Through her sculpture, writing, and filmmaking, Olivia Erlanger examines how architecture frames American dreams and delusions.
Her exhibition of three new sculptures, Split-level Paradise, reflects upon the infatuation with home ownership in the US. The title refers to a style of home with staggered floor levels, which gained popularity in the years following World War II as suburbs expanded. Drawing from a wide breadth of research, Erlanger sees the marketed dream of homeownership as inextricably linked to the gender oppression of the “housewife” and a geographical pattern of racial discrimination otherwise known as red-lining. She also points to the economic crash of 2007-08, when a trillion dollars of dud mortgages blew up the financial system, and the hopes of the so-called American middle class. Erlanger’s latest body of work asks if the dream is coming to an end; moreover, was it ever real to begin with?

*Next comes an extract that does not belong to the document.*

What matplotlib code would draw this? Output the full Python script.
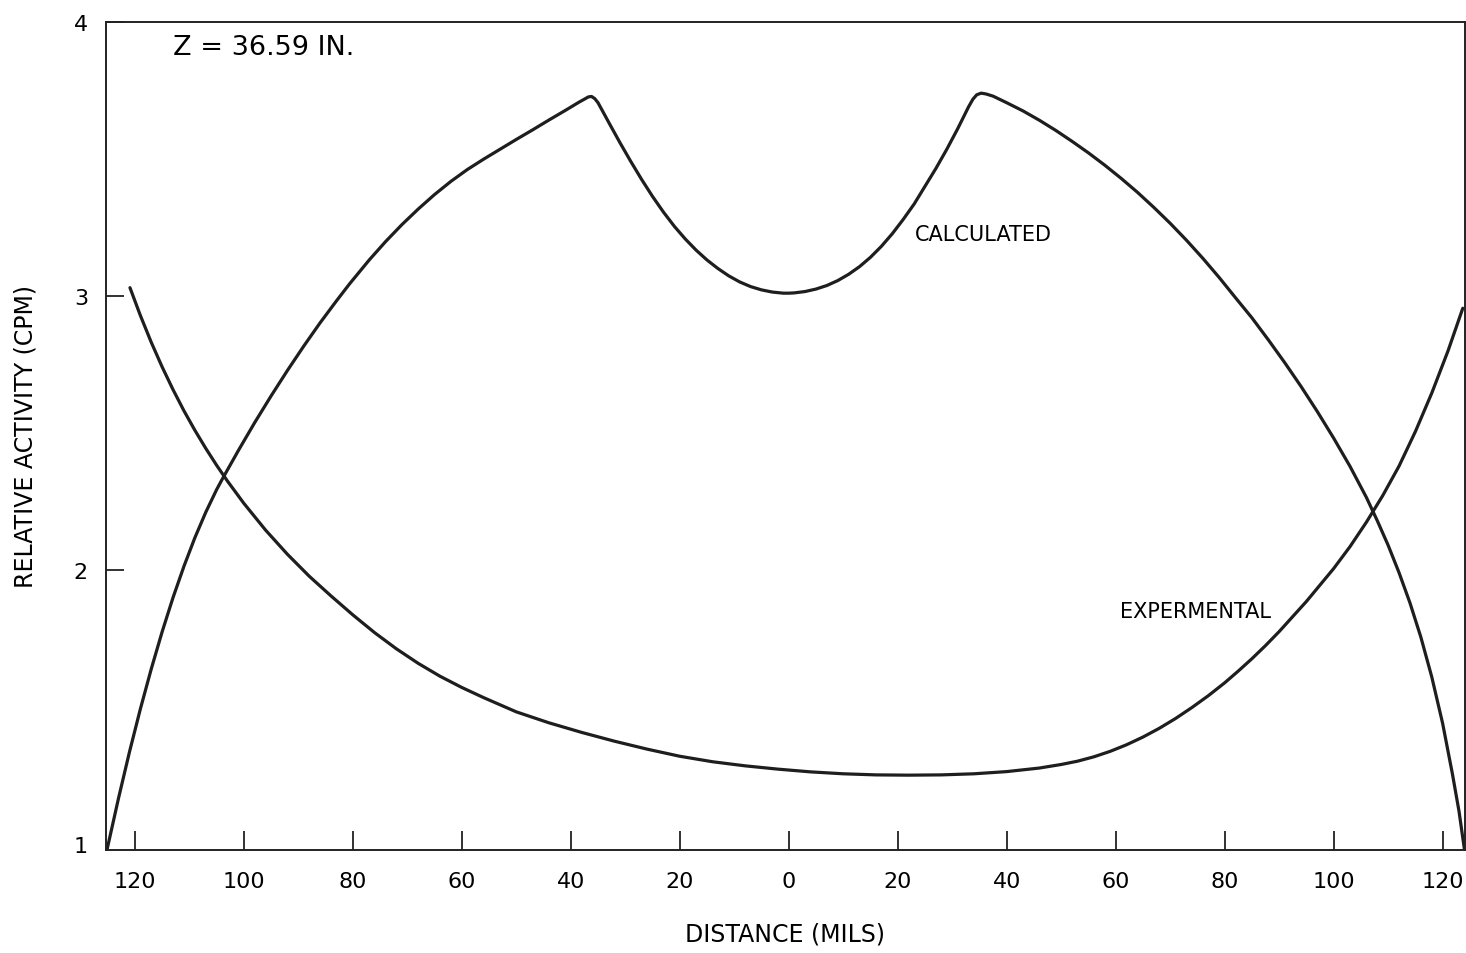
import matplotlib
matplotlib.use("Agg")
import matplotlib.pyplot as plt

# ---- data (distance in mils, signed; relative activity in CPM) ----
calc_x = [-125.1, -123, -121, -119, -117, -115, -113, -111, -109, -107,
          -105, -104, -101, -98, -95, -92, -89, -86, -83, -80.6,
          -77, -74, -71, -68, -65, -62, -59, -56, -53, -50,
          -47, -44, -41, -38.5, -37.5, -36.8, -36.2, -35.6, -35.0, -33,
          -31, -29, -27, -25, -23, -21, -19, -17, -15, -13,
          -11, -9, -7, -5, -3, -1, 0, 1, 3, 5,
          7, 9, 11, 13, 15, 17, 19, 21, 23, 25,
          27, 29, 31, 33, 33.8, 34.5, 35.3, 36.2, 37.5, 40,
          43, 46, 49, 52, 55, 58, 61, 64, 67, 70,
          73, 76, 79, 82, 85, 88, 91, 94, 97, 100,
          103, 106, 108, 110, 112, 114, 116, 118, 120, 121.8,
          123, 124.0]
calc_y = [0.98, 1.167, 1.335, 1.492, 1.638, 1.774, 1.899, 2.013, 2.117, 2.210,
          2.293, 2.330, 2.436, 2.538, 2.635, 2.728, 2.817, 2.902, 2.982, 3.044,
          3.131, 3.198, 3.260, 3.317, 3.370, 3.418, 3.461, 3.499, 3.535, 3.571,
          3.606, 3.642, 3.677, 3.707, 3.718, 3.726, 3.728, 3.720, 3.705, 3.632,
          3.560, 3.491, 3.425, 3.363, 3.306, 3.254, 3.208, 3.167, 3.131, 3.100,
          3.073, 3.051, 3.034, 3.022, 3.014, 3.010, 3.010, 3.011, 3.016, 3.025,
          3.038, 3.056, 3.079, 3.107, 3.141, 3.181, 3.227, 3.279, 3.335, 3.40,
          3.465, 3.535, 3.61, 3.69, 3.718, 3.734, 3.740, 3.737, 3.729, 3.705,
          3.675, 3.641, 3.604, 3.564, 3.522, 3.477, 3.429, 3.378, 3.323, 3.265,
          3.203, 3.137, 3.067, 2.993, 2.92, 2.84, 2.757, 2.67, 2.578, 2.481,
          2.378, 2.265, 2.18, 2.09, 1.99, 1.88, 1.755, 1.61, 1.44, 1.255,
          1.12, 0.98]

exp_x = [-120.9, -119, -117, -115, -113, -111, -109, -107, -105, -103,
         -100, -96, -92, -88, -84, -80, -76, -72, -68, -64,
         -60, -56, -50, -44, -38, -32, -26, -20, -14, -8,
         -2, 4, 10, 16, 22, 28, 34, 40, 46, 50,
         53, 56, 59, 62, 65, 68, 71, 74, 77, 80,
         82.5, 85, 87.5, 90, 95, 100, 103, 106, 109, 112,
         115, 118, 121, 123.7]
exp_y = [3.03, 2.929, 2.831, 2.741, 2.658, 2.581, 2.510, 2.444, 2.382, 2.324,
         2.243, 2.145, 2.057, 1.977, 1.905, 1.836, 1.771, 1.712, 1.659, 1.612,
         1.571, 1.534, 1.482, 1.442, 1.407, 1.375, 1.346, 1.32, 1.30, 1.285,
         1.273, 1.263, 1.256, 1.252, 1.251, 1.252, 1.256, 1.264, 1.277, 1.29,
         1.302, 1.318, 1.338, 1.362, 1.390, 1.422, 1.458, 1.498, 1.541, 1.588,
         1.631, 1.676, 1.724, 1.775, 1.885, 2.005, 2.085, 2.174, 2.271, 2.379,
         2.505, 2.645, 2.80, 2.955]

x_ticks = [-120, -100, -80, -60, -40, -20, 0, 20, 40, 60, 80, 100, 120]
x_tick_labels = ["120", "100", "80", "60", "40", "20", "0", "20", "40", "60", "80", "100", "120"]
y_ticks = [1, 2, 3, 4]
y_tick_labels = ["1", "2", "3", "4"]

title_note = "Z = 36.59 IN."
calc_label = "CALCULATED"
exp_label = "EXPERMENTAL"

# ---- figure ----
plt.rcParams['font.family'] = ['DejaVu Sans']
fig = plt.figure(figsize=(14.66, 9.54), dpi=100)
ax = fig.add_axes([0.0723, 0.108, 0.9270, 0.868])

line_color = "#1e1e1e"
ax.plot(calc_x, calc_y, color=line_color, lw=2.3, solid_joinstyle='round',
        solid_capstyle='round')
ax.plot(exp_x, exp_y, color=line_color, lw=2.3, solid_joinstyle='round',
        solid_capstyle='round')

ax.set_xlim(-125.3, 124.1)
ax.set_ylim(0.978, 4.0)

ax.set_xticks(x_ticks)
ax.set_xticklabels(x_tick_labels)
ax.set_yticks(y_ticks)
ax.set_yticklabels(y_tick_labels)

ax.tick_params(axis='x', direction='in', length=14, width=1.3, pad=15,
               labelsize=16, color='#222222')
ax.tick_params(axis='y', direction='in', length=13, width=1.3, pad=13,
               labelsize=16, color='#222222')
# the tick at 1 coincides with the bottom frame in the original
ax.yaxis.get_major_ticks()[0].tick1line.set_visible(False)

for s in ax.spines.values():
    s.set_linewidth(1.4)
    s.set_color('#222222')

ax.set_xlabel("DISTANCE (MILS)", fontsize=17, labelpad=22)
ax.set_ylabel("RELATIVE ACTIVITY (CPM)", fontsize=17, labelpad=26)

ax.text(-113.0, 3.91, title_note, fontsize=19.5, ha='left', va='center')
ax.text(23.1, 3.226, calc_label, fontsize=15, ha='left', va='center')
ax.text(60.7, 1.85, exp_label, fontsize=15, ha='left', va='center')

fig.savefig("out.png", dpi=100)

For this exhibition Erlanger takes inspiration from appearances of snow globes in cinema––citing references from Citizen Kane (1941) to Falling Down (1993)––to show the dream out-of-reach but also to create a liminal barrier between illusion and reality. In the free-standing sculptures, plexiglass spheres encapsulate three-dimensional models of typical suburban houses surrounded by muddy lawns. Erlanger deftly uses the snow globe form to magnify the contradictions of the elusive American dream: While the model houses in plexiglass cases adopt strategies of commercial display designed to generate desire, the buildings themselves are deliberately drab. The homes both construct and are victim to their environments. Flurries of artificial snow appear to swirl upward and “melt” under an equally artificial light. The tempestuous man-made weather within this internal system becomes a metaphor for entrapment and the desire to escape illusion.
The protective bubbles also provoke questions on how the individual relates to a community. Installed in the gallery, a neighborhood of homes within their own contained spheres recalls the unexpectedly isolating “filter bubble” effect of the Internet age, which encourages individuals to surround themselves with like-minded perspectives and discourages engagement with differing viewpoints. Erlanger’s sculptures offer several reminders of what’s outside our range of vision. While the globe-like works present views onto worlds, the interiors of the model homes are not visible. Rather than bisecting the homes like dollhouses and inviting voyeuristic habitation of these spaces, Erlanger keeps us at a distance, instead drawing attention to the invisible barriers that are enmeshed in capitalism.
Studies on memory show that our recall is most detailed when we can connect events and emotions to a unique place, such as a childhood home. With these scaled-down models, Olivia Erlanger plays with our temporal sense: When we see a 1950s split-level we might think we are remembering snapshots of a happy childhood; in fact, we are merely invoking a culturally-conditioned response to a life that was never ours, and never will be. However, philosopher Gaston Bachelard suggests that the idea of home is not necessarily tethered to a physical house: “The old saying ‘We bring our lares with us’ has many variations.” The sculptures may function as devices to elicit a certain set of remembrances mixed with mythos. With Split-level Paradise, Erlanger presents strategies to reckon with past visions of future worlds and makes room to conjure something different.
Olivia Erlanger (b. 1990, New York, NY) lives and works in Los Angeles. Solo exhibitions include Soft Opening, London (forthcoming in 2020); Ida, Motherculture, Los Angeles (2018); Poison Remedy Scapegoat (with Nikima Jagudajev), Human Resources, Los Angeles (2018); mouths filled with pollen, And Now, Dallas (2018); Dripping Tap, Matthew, New York (2016); The Oily Actor, What Pipeline, Detroit (2016); Dog Beneath the Skin, Balice Hertling, New York (2015). Erlanger has presented work in group exhibitions at the Dallas Museum of Art, Dallas (forthcoming in 2020); Kunsthalle Charlottenborg (forthcoming in 2020); Galleria Zero, Milan (2019); Ly Gallery, Los Angeles (2019); Capital Gallery, San Francisco (2019); M + B, Los Angeles (2018); Jonathan Ellis King, Dublin (2017); CANADA, New York (2017); Pilar Corrias, London (2015); Centre for Style, New York (2015); and Museo di Capodimonte, Naples (2014). Olivia Erlanger and Luis Ortega Govela co-wrote Garage (MIT Press, 2018), a secret history of the attached garage as a space of creativity, from its invention by Frank Lloyd Wright to its use by start-ups and garage bands.